The transportation of people and goods accounts for about 25% of all energy consumption in the world. Passenger transportation, in particular light-duty vehicles, accounts for most transportation energy consumption – light-duty vehicles alone consume more than all freight modes of transportation, such as heavy trucks, marine, and rail.
The United States was the world’s largest transportation energy consumer in 2012, the most recent year with detailed international transportation data by mode. The United States, where on-road passenger travel is especially prevalent, consumed 26 quadrillion Btu, or 13 MMbpd of oil equivalent, representing 25% of global transportation energy demand in 2012.
Major European countries, those in the Organization for Economic Cooperation and Development, and China are also major transportation energy consumers, at 19 quadrillion Btu and 13 quadrillion Btu, respectively.
In contrast to both the United States and OECD Europe, on-road transportation energy use in China more heavily reflects freight movement instead of passenger travel. Together these three regions represent more than 50% of world transportation energy consumption.
While on-road use accounts for the largest share of transportation energy in all regions of the world, there is considerable variation across regions in the use of other modes of transportation. For instance, in South Korea marine transport accounts for one-fourth of the country’s total transportation energy use, demonstrating the importance of marine transport in this peninsula nation whose economy relies heavily on exports with major trading partners reached by maritime travel.
In Australia and New Zealand, air travel accounts for nearly 20% of total transportation energy consumption, compared with 11% in the United States and 6% in China. In Australia, regional air travel helps connect coastal population centers and the sparsely populated interior.

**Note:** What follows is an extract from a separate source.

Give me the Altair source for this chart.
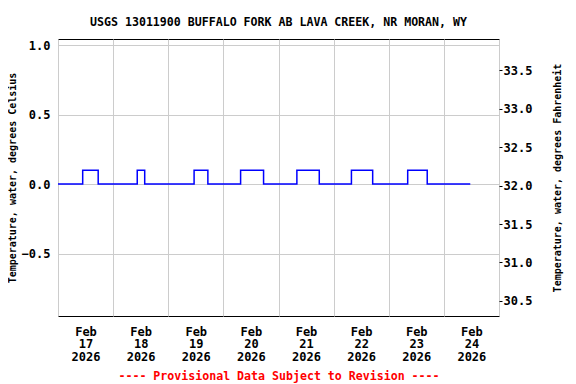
import altair as alt
import pandas as pd

# ---- data ----
times = [
    "2026-02-17T00:00:00Z", "2026-02-17T10:45:00Z", "2026-02-17T17:30:00Z",
    "2026-02-18T10:30:00Z", "2026-02-18T13:45:00Z",
    "2026-02-19T11:15:00Z", "2026-02-19T17:15:00Z",
    "2026-02-20T07:30:00Z", "2026-02-20T17:30:00Z",
    "2026-02-21T08:00:00Z", "2026-02-21T17:45:00Z",
    "2026-02-22T07:45:00Z", "2026-02-22T17:00:00Z",
    "2026-02-23T08:15:00Z", "2026-02-23T16:45:00Z",
    "2026-02-24T11:30:00Z",
]
temp_c = [0.0, 0.1, 0.0, 0.1, 0.0, 0.1, 0.0, 0.1, 0.0, 0.1, 0.0, 0.1, 0.0, 0.1, 0.0, 0.0]
day_ticks = ["2026-02-%02dT00:00:00Z" % d for d in range(17, 26)]
c_ticks = [-0.5, 0.0, 0.5, 1.0]
f_ticks = [30.5, 31.0, 31.5, 32.0, 32.5, 33.0, 33.5]

title = "USGS 13011900 BUFFALO FORK AB LAVA CREEK, NR MORAN, WY"
footer = "---- Provisional Data Subject to Revision ----"
c_title = "Temperature, water, degrees Celsius"
f_title = "Temperature, water, degrees Fahrenheit"

df = pd.DataFrame({"t": times, "c": temp_c})
df["f"] = df["c"] * 1.8 + 32

tick_ms = [int(pd.Timestamp(s).value // 10**6) for s in day_ticks]
FONT = "DejaVu Sans Mono"
x_dom = [tick_ms[0], tick_ms[-1]]

x_enc = alt.X(
    "t:T",
    scale=alt.Scale(type="utc", domain=x_dom),
    axis=alt.Axis(
        values=tick_ms,
        labelExpr="utcdate(datum.value) == 25 ? '' : [utcFormat(datum.value, '%b'), utcFormat(datum.value, '%d'), utcFormat(datum.value, '%Y')]",
        labelOffset=27.5,
        labelFlush=False,
        labelOverlap=False,
        labelBaseline="top",
        labelLineHeight=12.7,
        labelPadding=10,
        tickSize=0,
        domain=False,
        grid=True,
        gridColor="#cccccc",
        title=footer,
        titleColor="#ff0000",
        titleFontSize=11.6,
        titlePadding=8,
    ),
)

base = alt.Chart(df)

line = base.mark_line(interpolate="step-after", color="#0000ff", strokeWidth=1.5, clip=True).encode(
    x=x_enc,
    y=alt.Y(
        "c:Q",
        scale=alt.Scale(domain=[-0.950, 1.045], nice=False, zero=False),
        axis=alt.Axis(
            values=c_ticks,
            format=".1f",
            tickSize=0,
            labelPadding=8,
            domain=False,
            grid=True,
            gridColor="#cccccc",
            title=c_title,
            titleFontSize=10,
            titlePadding=4,
        ),
    ),
)

right = base.mark_line(opacity=0).encode(
    x=alt.X("t:T", scale=alt.Scale(type="utc", domain=x_dom)),
    y=alt.Y(
        "f:Q",
        scale=alt.Scale(domain=[30.304, 33.905], nice=False, zero=False),
        axis=alt.Axis(
            orient="right",
            values=f_ticks,
            format=".1f",
            tickSize=3,
            tickColor="#000000",
            labelPadding=1,
            domain=False,
            grid=False,
            title=f_title,
            titleFontSize=10,
            titleAngle=270,
            titleBaseline="top",
            titlePadding=21,
        ),
    ),
)

chart = (
    alt.layer(line, right)
    .resolve_scale(y="independent")
    .properties(
        width=441,
        height=277,
        background="#ffffff",
        autosize=alt.AutoSizeParams(type="none"),
        padding={"left": 50, "top": 31, "right": 69, "bottom": 68},
        title=alt.TitleParams(
            text=title,
            fontSize=11.6,
            font=FONT,
            fontWeight="bold",
            anchor="middle",
            frame="group",
            baseline="alphabetic",
            offset=1,
            color="#000000",
        ),
    )
    .configure_view(stroke="#000000", strokeWidth=1)
    .configure_title(font=FONT, fontWeight="bold")
    .configure_axis(
        labelFont=FONT,
        labelFontSize=12,
        labelFontWeight="bold",
        labelColor="#000000",
        titleFont=FONT,
        titleFontWeight="bold",
    )
)

chart.save("out.html", embed_options={"renderer": "svg", "actions": False})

Global transportation energy consumption is dominated by two fuels: motor gasoline (including ethanol blends) and diesel (including biodiesel blends). Together, these two fuels accounted for 77% of total transportation consumption in 2012. Motor gasoline is used primarily for the movement of people, especially by light-duty vehicles, while diesel fuel is used mostly for the movement of goods, especially by heavy-duty trucks.
Jet fuel accounts for 12% of transportation energy consumption, followed by residual fuel oil with 9%. Petroleum products account for the largest share of transportation energy use by far; nonpetroleum fuels account for very small portions of the world energy mix, with natural gas and electricity each accounting for about 1% of total transportation energy.